There can also be regional issues because black and Latino young men in the South Bronx are different from those in Brownsville, Brooklyn, and logistical issues if programs are not properly rooted in communities. “I need to be able to tell people where to go and access it, how to get into it,” Garrett said. “How does it work with the flow of the culture in that community?”

At other times, programming isn’t successful simply because it hasn’t been designed with the input of young people.

“As soon as the program doesn’t work we blame the young people for the program not working: ‘They didn’t do this. There wasn’t enough that. They didn’t show up on time,’” Garrett said. “Because the program was actually about us, we designed it. Our pride of ownership in it gets in the way.”

The summit aimed to encourage researchers, policymakers and practitioners to consider the importance of their collaborative work.

“Communities of color will eventually be the majority workforce of this state,” Garrett said. “If disparities are not addressed – we will arrive at an unsustainable situation where we have more people taking money out of the system than putting money in.”

Rev.

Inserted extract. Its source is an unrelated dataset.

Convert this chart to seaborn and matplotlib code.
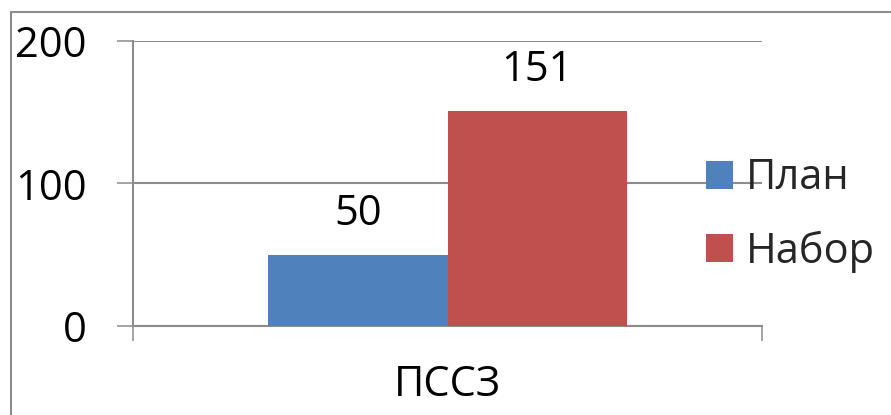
import matplotlib
matplotlib.use("Agg")
import matplotlib.pyplot as plt
from matplotlib.patches import Rectangle, Patch
import seaborn as sns
import pandas as pd

categories = ["ПССЗ"]
series = ["План", "Набор"]
values_plan = [50]
values_nabor = [151]
colors = ["#4F81BD", "#C0504D"]
y_ticks = [0, 100, 200]

df = pd.DataFrame({
    "cat": categories * 2,
    "series": [series[0]] * len(categories) + [series[1]] * len(categories),
    "value": values_plan + values_nabor,
})

sns.set_theme(style="white")
plt.rcParams["font.family"] = ["Open Sans", "DejaVu Sans"]

W, H = 891, 415
fig = plt.figure(figsize=(W / 100, H / 100), dpi=100)
ax = fig.add_axes([133 / W, (H - 326) / H, (762 - 133) / W, (326 - 41) / H])

grid_c = "#8c8c8c"
sns.barplot(data=df, x="cat", y="value", hue="series", palette=colors,
            width=0.571, gap=0, saturation=1, ax=ax, legend=False, zorder=3,
            linewidth=0, edgecolor="none")

ax.set_xlim(-0.5, 0.5)
ax.set_ylim(0, 200)
ax.set_yticks(y_ticks)
ax.yaxis.grid(True, color=grid_c, linewidth=1.5, zorder=0)
ax.set_axisbelow(True)
for s in ["top", "right"]:
    ax.spines[s].set_visible(False)
for s in ["left", "bottom"]:
    ax.spines[s].set_color(grid_c)
    ax.spines[s].set_linewidth(1.5)
ax.set_xlabel("")
ax.set_ylabel("")

ax.tick_params(axis="y", which="major", direction="out", length=11.5, width=1.1,
               color=grid_c, labelsize=30, pad=22, left=True)
ax.tick_params(axis="x", which="major", length=0, labelsize=30, pad=27)
ax.set_xticks([-0.5, 0.5], minor=True)
ax.tick_params(axis="x", which="minor", direction="out", length=11, width=1.1,
               color=grid_c, bottom=True)
for lab in ax.get_yticklabels() + ax.get_xticklabels():
    lab.set_color("black")

for cont in ax.containers:
    ax.bar_label(cont, fmt="%g", fontsize=30, padding=14, color="black")

handles = [Patch(facecolor=c, edgecolor="none") for c in colors]
fig.legend(handles, series, loc="center left", bbox_to_anchor=(706 / W, (H - 215) / H),
           frameon=False, fontsize=30, handlelength=0.65, handleheight=0.65,
           handletextpad=0.3, labelspacing=0.75, borderpad=0, borderaxespad=0)

fig.patches.append(Rectangle((11 / W, -0.2), 1.2, (H - 12) / H + 0.2,
                             transform=fig.transFigure, fill=False,
                             edgecolor="#8c8c8c", linewidth=1.5))

fig.savefig("out.png", dpi=100)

Alfonso Wyatt, a consultant to nonprofits on techniques for working with hard-to-reach youth, encouraged all stakeholders to become “merchants of hope,” focused on putting out fires, instead of chasing smoke. He recounted attending a picnic where some disapproving older women chastised a young man wearing his pants below his underwear.

“I told my sisters, ‘His pants are not his primary problem, that was merely smoke,’” Wyatt said.  “But if we could ever figure out how to get him to pull up his mind – his pants will follow. Fire!”